Source code of charts
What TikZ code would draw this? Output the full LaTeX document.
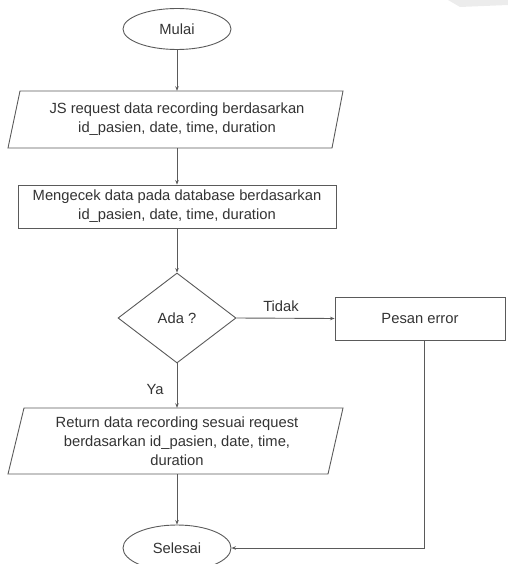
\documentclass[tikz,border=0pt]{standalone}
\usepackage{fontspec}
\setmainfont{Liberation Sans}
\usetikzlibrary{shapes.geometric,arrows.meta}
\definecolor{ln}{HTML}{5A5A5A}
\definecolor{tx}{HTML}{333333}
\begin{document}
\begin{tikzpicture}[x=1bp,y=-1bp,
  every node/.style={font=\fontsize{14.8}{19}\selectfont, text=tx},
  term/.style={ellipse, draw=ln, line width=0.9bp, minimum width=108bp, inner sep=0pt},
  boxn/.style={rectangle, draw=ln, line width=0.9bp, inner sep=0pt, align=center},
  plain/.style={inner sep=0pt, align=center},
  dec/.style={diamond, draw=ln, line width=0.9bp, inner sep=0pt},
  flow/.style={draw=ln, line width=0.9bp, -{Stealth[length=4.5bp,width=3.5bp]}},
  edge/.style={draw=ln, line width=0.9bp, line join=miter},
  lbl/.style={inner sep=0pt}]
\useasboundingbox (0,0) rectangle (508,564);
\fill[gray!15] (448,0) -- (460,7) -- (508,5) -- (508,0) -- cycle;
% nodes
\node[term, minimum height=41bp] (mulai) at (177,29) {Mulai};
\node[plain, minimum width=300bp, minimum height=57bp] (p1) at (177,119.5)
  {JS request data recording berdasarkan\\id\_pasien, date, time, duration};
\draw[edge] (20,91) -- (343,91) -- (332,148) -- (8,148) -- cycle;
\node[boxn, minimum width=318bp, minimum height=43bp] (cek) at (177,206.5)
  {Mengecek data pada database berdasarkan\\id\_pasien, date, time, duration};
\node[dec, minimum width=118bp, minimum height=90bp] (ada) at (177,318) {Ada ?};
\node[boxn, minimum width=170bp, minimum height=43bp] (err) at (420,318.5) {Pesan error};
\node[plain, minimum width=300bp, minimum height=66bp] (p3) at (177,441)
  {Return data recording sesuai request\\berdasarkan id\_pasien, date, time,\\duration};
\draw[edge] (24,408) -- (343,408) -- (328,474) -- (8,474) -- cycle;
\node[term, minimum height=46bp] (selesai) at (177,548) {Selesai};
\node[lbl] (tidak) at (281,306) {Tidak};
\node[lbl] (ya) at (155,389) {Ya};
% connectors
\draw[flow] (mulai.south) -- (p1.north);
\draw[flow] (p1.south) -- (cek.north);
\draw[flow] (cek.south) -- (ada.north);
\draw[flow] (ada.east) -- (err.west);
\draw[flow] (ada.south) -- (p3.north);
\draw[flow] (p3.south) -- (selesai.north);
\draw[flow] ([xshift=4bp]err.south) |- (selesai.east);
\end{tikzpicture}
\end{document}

---

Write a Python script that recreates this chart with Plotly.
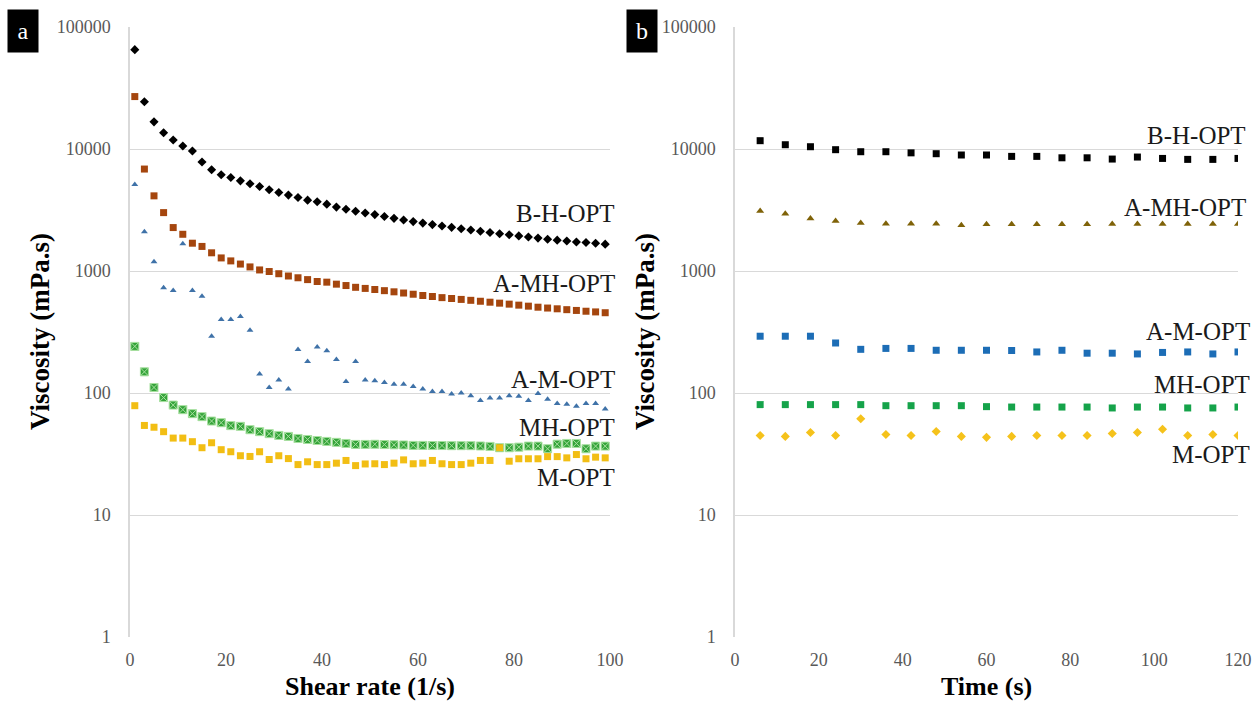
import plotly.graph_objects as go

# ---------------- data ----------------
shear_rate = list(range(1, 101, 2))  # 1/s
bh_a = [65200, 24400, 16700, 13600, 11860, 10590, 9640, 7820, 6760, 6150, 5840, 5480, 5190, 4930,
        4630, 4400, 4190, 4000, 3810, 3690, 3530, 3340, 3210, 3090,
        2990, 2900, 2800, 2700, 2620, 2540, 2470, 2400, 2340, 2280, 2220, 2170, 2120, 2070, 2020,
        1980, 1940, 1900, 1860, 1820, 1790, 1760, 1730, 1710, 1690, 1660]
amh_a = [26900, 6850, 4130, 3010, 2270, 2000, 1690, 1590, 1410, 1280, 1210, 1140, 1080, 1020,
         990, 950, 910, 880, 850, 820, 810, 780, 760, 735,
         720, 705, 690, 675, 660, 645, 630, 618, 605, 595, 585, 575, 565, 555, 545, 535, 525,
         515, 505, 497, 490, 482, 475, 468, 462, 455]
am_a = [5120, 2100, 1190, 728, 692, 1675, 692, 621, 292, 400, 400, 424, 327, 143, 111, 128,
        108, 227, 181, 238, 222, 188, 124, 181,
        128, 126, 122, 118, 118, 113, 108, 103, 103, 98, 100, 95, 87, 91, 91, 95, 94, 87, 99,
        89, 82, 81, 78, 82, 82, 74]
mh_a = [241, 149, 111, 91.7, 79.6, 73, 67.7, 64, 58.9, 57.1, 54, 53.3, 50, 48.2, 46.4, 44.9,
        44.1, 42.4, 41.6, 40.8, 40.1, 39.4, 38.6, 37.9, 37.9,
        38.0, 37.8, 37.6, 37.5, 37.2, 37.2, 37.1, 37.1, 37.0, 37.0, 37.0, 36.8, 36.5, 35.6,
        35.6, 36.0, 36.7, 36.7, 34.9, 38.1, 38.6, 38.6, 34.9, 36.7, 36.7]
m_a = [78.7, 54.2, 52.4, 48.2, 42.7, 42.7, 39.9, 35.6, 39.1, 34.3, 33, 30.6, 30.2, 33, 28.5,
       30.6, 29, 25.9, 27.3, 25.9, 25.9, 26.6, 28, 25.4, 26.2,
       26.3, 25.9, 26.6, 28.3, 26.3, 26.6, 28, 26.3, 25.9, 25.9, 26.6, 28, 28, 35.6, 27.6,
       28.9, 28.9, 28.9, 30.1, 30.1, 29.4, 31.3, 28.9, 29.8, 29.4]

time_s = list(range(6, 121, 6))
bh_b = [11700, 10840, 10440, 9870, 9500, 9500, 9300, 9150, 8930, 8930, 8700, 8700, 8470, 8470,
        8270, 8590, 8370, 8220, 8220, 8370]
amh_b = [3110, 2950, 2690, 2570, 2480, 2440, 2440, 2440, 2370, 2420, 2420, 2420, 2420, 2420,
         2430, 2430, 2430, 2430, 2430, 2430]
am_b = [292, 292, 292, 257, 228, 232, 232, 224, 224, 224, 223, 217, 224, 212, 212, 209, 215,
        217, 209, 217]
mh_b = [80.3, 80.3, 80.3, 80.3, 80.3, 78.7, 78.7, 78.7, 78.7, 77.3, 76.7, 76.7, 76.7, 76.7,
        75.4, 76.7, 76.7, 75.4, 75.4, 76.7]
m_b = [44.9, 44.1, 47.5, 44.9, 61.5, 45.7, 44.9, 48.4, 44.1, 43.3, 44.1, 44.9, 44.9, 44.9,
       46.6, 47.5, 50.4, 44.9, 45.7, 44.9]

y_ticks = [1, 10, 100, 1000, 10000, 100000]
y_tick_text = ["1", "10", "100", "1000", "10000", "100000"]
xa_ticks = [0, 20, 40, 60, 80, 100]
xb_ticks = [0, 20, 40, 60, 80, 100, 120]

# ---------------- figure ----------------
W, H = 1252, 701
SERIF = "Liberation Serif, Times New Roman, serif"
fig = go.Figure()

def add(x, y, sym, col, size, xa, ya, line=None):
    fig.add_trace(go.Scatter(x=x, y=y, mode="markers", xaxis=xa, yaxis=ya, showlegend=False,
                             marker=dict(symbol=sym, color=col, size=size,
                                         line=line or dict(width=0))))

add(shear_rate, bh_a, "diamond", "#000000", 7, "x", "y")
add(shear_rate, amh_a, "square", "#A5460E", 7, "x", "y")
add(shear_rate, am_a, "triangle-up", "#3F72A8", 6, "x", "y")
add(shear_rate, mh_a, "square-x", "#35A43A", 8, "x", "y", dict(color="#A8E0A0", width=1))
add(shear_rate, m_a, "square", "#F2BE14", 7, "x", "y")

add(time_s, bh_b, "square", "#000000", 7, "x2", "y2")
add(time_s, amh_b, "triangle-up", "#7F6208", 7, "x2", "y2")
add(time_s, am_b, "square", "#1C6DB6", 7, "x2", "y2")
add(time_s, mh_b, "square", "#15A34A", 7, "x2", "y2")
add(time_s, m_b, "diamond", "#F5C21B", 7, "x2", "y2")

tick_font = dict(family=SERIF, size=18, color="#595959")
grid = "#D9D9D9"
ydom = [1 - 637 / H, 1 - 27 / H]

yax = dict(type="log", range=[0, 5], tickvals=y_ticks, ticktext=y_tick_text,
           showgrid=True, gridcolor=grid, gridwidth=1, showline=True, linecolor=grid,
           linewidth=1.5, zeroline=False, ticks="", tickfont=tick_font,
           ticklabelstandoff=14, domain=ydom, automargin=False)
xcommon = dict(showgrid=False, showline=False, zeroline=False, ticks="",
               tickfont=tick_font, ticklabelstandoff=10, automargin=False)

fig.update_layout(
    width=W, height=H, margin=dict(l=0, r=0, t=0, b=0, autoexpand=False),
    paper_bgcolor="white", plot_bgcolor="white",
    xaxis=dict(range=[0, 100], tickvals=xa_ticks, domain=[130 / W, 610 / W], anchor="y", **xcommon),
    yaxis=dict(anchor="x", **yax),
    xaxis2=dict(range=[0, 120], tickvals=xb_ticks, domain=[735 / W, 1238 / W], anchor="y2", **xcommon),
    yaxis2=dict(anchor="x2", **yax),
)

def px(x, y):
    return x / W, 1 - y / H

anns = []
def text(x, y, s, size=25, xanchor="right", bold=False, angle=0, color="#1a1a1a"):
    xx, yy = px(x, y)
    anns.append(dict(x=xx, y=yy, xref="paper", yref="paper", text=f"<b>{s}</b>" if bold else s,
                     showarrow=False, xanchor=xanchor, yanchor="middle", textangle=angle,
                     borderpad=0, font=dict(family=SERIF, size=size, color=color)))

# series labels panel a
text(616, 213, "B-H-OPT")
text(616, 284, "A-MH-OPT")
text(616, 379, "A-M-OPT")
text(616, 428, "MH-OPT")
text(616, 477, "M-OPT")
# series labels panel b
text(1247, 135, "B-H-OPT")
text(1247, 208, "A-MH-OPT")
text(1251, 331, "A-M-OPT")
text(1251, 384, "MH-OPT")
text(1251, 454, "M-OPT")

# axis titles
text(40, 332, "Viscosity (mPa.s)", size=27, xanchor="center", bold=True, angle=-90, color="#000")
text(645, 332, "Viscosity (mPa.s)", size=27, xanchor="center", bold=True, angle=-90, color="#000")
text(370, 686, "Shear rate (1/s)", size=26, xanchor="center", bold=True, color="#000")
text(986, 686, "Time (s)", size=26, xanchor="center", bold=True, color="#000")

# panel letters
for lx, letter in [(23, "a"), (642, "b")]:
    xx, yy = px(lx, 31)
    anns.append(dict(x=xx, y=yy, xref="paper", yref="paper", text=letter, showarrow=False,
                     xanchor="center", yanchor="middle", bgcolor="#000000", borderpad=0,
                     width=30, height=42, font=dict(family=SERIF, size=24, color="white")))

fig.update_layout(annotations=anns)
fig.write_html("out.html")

...

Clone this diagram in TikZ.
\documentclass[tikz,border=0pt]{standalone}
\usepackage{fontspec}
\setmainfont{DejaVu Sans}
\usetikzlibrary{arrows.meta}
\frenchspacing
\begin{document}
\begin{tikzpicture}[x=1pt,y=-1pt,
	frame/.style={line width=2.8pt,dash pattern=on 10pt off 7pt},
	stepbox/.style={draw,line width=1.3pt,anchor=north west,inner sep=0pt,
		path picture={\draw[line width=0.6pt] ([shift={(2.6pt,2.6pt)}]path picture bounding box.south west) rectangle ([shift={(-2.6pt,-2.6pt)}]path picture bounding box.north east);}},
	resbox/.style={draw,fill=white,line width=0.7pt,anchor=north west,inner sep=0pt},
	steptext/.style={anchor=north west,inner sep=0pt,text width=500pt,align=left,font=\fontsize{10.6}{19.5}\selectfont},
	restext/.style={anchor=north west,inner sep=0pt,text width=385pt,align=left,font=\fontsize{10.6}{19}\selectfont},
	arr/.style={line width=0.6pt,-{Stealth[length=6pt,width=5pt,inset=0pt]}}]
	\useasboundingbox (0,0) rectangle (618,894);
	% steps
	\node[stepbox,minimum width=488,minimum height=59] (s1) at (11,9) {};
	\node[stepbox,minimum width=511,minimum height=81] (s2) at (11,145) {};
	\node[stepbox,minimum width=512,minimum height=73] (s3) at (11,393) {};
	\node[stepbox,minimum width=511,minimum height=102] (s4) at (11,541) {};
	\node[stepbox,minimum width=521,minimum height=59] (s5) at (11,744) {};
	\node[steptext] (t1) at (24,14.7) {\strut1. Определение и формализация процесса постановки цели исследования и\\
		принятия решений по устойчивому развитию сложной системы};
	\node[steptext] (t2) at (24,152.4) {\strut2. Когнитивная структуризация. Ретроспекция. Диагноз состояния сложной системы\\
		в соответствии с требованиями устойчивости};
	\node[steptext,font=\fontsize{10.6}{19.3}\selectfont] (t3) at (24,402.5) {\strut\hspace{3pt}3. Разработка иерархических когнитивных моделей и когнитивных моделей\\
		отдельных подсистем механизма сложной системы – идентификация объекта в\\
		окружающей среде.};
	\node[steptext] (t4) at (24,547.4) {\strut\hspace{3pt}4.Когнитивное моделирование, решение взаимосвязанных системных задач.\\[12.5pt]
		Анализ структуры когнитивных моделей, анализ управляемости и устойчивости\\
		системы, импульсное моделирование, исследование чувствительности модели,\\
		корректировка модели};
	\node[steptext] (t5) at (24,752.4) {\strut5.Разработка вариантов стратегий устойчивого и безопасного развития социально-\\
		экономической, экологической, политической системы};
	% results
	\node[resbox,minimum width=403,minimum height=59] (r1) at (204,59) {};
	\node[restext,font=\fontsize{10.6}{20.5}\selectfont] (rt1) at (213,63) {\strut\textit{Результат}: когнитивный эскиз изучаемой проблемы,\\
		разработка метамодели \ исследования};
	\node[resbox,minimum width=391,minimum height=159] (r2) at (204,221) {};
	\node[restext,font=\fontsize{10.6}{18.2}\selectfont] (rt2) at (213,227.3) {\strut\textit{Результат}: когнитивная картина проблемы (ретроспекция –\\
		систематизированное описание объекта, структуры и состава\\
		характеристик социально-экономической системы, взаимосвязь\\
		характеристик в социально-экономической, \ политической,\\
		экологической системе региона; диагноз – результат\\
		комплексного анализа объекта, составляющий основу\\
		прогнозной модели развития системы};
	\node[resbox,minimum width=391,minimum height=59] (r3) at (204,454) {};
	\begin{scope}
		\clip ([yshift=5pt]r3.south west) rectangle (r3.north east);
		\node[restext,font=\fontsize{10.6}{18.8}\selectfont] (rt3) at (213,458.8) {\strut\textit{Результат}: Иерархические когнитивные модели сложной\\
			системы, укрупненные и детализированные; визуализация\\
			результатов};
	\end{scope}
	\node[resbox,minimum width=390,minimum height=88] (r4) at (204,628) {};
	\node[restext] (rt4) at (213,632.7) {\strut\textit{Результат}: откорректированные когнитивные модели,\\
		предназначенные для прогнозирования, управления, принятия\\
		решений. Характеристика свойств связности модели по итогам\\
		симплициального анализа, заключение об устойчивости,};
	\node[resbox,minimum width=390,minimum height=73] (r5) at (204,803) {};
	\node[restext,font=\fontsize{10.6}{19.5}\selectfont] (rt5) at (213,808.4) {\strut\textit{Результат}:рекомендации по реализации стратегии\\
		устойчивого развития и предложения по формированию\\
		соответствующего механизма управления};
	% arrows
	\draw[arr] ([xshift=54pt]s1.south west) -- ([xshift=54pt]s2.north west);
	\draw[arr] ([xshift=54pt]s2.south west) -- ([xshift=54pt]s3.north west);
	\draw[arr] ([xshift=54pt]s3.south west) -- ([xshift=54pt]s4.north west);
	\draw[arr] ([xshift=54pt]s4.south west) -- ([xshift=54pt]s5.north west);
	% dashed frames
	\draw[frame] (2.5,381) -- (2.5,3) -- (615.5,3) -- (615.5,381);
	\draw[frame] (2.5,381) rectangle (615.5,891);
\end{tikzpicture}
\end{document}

Given problem:
Both the line with "Write a Python" and the line with "import plotly.graph_objects as go" belong in the copy, along with every line between them; set them down exactly and skip the pictures.

Full answer:
Write a Python script that recreates this chart with Plotly.
import plotly.graph_objects as go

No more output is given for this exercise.